▶ [Given material]
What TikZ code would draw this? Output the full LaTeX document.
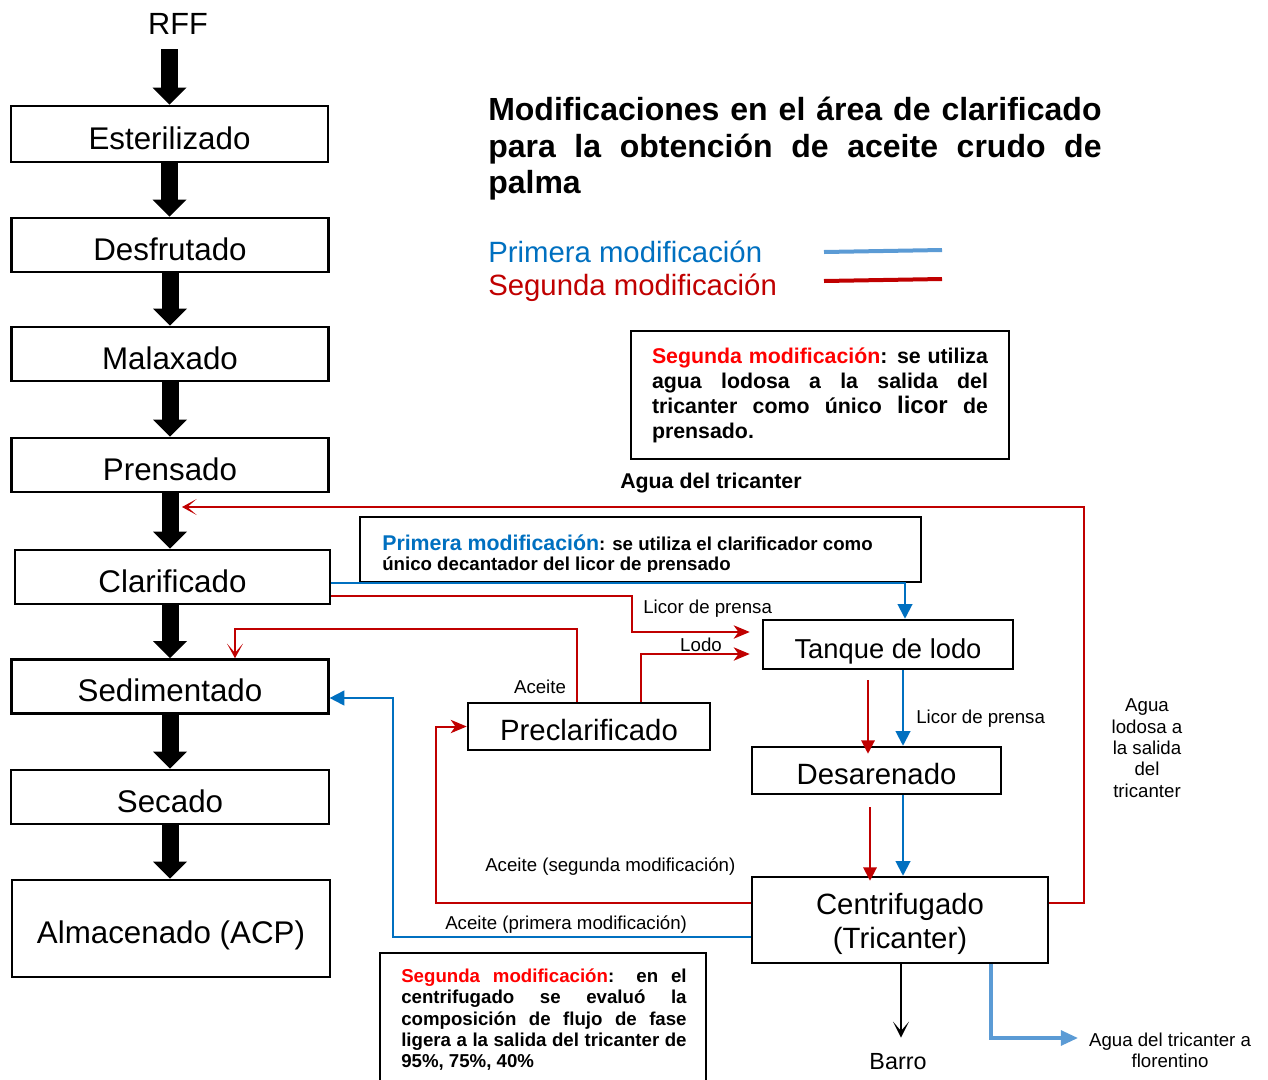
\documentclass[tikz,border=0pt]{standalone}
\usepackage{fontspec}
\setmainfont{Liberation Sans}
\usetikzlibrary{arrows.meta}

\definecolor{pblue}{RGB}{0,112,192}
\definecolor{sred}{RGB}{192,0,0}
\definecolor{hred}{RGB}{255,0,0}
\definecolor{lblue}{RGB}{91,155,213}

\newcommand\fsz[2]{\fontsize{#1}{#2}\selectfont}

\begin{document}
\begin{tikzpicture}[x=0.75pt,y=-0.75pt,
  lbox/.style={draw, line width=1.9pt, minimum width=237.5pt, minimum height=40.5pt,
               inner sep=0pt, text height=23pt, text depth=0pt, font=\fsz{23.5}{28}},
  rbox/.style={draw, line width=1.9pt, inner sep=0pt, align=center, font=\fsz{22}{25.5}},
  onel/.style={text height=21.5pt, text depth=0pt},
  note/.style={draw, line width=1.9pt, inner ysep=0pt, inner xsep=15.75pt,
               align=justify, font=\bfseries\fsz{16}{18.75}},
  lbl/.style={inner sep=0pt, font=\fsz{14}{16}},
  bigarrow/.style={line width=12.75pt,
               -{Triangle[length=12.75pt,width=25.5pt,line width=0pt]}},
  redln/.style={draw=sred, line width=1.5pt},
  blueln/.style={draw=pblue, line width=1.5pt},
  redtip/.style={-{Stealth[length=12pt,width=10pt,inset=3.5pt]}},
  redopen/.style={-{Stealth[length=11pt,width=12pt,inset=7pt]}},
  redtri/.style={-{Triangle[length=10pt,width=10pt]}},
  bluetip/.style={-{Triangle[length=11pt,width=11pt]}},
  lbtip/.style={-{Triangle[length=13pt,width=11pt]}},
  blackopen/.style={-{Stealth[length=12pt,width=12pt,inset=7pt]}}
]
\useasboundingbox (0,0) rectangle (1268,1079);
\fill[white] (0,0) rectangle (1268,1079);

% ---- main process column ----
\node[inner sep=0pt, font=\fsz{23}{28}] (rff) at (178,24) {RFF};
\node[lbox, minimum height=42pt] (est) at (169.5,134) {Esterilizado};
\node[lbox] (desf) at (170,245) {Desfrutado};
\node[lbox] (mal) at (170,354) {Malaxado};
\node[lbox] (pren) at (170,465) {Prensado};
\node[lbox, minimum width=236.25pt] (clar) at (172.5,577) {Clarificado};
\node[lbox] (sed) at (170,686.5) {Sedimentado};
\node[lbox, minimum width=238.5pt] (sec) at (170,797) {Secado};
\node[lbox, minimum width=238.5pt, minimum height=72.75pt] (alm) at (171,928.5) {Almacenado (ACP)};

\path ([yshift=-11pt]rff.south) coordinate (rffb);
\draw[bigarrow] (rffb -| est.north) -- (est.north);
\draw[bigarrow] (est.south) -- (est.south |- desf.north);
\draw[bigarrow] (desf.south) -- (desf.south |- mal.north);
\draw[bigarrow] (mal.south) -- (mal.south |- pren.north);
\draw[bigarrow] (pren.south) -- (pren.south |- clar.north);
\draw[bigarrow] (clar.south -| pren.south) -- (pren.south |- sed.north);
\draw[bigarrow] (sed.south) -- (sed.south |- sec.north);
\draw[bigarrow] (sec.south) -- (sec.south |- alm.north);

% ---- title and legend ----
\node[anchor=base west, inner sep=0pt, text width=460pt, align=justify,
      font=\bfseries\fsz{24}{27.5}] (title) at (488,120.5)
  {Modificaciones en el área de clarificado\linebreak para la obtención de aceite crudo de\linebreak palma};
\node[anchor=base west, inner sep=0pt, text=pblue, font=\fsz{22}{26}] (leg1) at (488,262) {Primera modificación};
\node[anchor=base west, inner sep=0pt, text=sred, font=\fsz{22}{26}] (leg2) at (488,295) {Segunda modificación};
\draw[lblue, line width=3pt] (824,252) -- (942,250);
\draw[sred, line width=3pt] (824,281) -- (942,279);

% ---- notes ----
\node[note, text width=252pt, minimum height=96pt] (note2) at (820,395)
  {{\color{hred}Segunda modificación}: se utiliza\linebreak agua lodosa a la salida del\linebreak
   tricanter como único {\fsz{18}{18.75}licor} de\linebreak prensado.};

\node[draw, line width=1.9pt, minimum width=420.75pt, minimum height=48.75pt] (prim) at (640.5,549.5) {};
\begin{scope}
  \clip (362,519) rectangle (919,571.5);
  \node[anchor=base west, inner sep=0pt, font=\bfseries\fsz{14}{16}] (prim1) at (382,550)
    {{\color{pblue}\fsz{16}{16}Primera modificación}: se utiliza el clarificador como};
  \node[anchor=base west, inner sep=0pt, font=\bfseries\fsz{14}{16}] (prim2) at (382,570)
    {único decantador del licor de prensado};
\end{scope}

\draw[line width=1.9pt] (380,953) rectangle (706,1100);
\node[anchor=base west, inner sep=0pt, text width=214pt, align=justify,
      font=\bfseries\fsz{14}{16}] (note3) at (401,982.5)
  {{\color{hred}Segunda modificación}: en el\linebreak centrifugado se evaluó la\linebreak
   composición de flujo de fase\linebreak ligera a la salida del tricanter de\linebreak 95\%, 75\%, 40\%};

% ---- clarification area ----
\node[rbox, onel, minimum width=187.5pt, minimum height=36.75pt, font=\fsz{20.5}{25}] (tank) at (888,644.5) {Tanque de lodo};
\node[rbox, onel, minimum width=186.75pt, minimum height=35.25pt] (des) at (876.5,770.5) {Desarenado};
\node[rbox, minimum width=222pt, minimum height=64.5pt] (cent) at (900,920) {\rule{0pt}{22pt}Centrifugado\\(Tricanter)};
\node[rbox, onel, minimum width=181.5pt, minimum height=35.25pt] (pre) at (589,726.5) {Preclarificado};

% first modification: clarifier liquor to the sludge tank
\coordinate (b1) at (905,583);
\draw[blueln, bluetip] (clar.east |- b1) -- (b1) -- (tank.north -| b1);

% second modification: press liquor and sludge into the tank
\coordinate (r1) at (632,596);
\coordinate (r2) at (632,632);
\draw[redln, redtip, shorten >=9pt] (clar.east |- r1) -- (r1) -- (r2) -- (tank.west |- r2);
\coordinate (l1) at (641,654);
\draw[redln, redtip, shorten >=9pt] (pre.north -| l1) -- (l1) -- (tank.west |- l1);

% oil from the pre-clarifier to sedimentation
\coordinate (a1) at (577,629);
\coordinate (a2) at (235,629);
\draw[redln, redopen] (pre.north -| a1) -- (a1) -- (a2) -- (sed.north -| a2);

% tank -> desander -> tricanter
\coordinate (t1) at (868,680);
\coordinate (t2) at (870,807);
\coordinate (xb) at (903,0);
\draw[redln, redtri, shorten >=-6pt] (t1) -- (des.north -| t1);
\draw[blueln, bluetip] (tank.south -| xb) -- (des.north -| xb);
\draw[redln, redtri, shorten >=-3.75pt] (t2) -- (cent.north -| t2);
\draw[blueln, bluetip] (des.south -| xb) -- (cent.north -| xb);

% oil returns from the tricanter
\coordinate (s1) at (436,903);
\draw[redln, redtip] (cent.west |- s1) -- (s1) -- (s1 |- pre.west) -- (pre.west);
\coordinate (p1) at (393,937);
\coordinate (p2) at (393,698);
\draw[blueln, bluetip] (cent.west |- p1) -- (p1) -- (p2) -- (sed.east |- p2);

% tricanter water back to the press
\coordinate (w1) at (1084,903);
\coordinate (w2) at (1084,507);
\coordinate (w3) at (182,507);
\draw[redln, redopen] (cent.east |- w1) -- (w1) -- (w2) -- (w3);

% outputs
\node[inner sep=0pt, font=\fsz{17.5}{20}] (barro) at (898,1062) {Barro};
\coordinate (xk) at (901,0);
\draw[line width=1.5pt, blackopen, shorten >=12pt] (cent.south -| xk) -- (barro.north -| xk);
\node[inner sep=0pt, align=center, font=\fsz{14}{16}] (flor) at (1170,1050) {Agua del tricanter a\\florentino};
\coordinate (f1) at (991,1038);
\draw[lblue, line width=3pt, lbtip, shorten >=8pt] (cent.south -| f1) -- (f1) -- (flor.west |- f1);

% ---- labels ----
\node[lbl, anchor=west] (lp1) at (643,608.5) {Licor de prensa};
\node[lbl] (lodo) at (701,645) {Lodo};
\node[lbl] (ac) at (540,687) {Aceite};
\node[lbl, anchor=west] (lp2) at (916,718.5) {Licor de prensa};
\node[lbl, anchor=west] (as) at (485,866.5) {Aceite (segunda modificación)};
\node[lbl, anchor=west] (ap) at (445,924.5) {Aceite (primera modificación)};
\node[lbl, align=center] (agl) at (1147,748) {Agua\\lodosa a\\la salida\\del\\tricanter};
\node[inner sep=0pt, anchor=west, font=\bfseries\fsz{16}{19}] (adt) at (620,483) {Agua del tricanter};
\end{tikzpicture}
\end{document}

▶ [Set exercise] Copy nothing but the lines from the top of the material through the line holding "minimum width=238.5pt, minimum", exactly as written; omit pictures.

▶ [Response for this exercise]
What TikZ code would draw this? Output the full LaTeX document.
\documentclass[tikz,border=0pt]{standalone}
\usepackage{fontspec}
\setmainfont{Liberation Sans}
\usetikzlibrary{arrows.meta}

\definecolor{pblue}{RGB}{0,112,192}
\definecolor{sred}{RGB}{192,0,0}
\definecolor{hred}{RGB}{255,0,0}
\definecolor{lblue}{RGB}{91,155,213}

\newcommand\fsz[2]{\fontsize{#1}{#2}\selectfont}

\begin{document}
\begin{tikzpicture}[x=0.75pt,y=-0.75pt,
  lbox/.style={draw, line width=1.9pt, minimum width=237.5pt, minimum height=40.5pt,
               inner sep=0pt, text height=23pt, text depth=0pt, font=\fsz{23.5}{28}},
  rbox/.style={draw, line width=1.9pt, inner sep=0pt, align=center, font=\fsz{22}{25.5}},
  onel/.style={text height=21.5pt, text depth=0pt},
  note/.style={draw, line width=1.9pt, inner ysep=0pt, inner xsep=15.75pt,
               align=justify, font=\bfseries\fsz{16}{18.75}},
  lbl/.style={inner sep=0pt, font=\fsz{14}{16}},
  bigarrow/.style={line width=12.75pt,
               -{Triangle[length=12.75pt,width=25.5pt,line width=0pt]}},
  redln/.style={draw=sred, line width=1.5pt},
  blueln/.style={draw=pblue, line width=1.5pt},
  redtip/.style={-{Stealth[length=12pt,width=10pt,inset=3.5pt]}},
  redopen/.style={-{Stealth[length=11pt,width=12pt,inset=7pt]}},
  redtri/.style={-{Triangle[length=10pt,width=10pt]}},
  bluetip/.style={-{Triangle[length=11pt,width=11pt]}},
  lbtip/.style={-{Triangle[length=13pt,width=11pt]}},
  blackopen/.style={-{Stealth[length=12pt,width=12pt,inset=7pt]}}
]
\useasboundingbox (0,0) rectangle (1268,1079);
\fill[white] (0,0) rectangle (1268,1079);

% ---- main process column ----
\node[inner sep=0pt, font=\fsz{23}{28}] (rff) at (178,24) {RFF};
\node[lbox, minimum height=42pt] (est) at (169.5,134) {Esterilizado};
\node[lbox] (desf) at (170,245) {Desfrutado};
\node[lbox] (mal) at (170,354) {Malaxado};
\node[lbox] (pren) at (170,465) {Prensado};
\node[lbox, minimum width=236.25pt] (clar) at (172.5,577) {Clarificado};
\node[lbox] (sed) at (170,686.5) {Sedimentado};
\node[lbox, minimum width=238.5pt] (sec) at (170,797) {Secado};
\node[lbox, minimum width=238.5pt, minimum height=72.75pt] (alm) at (171,928.5) {Almacenado (ACP)};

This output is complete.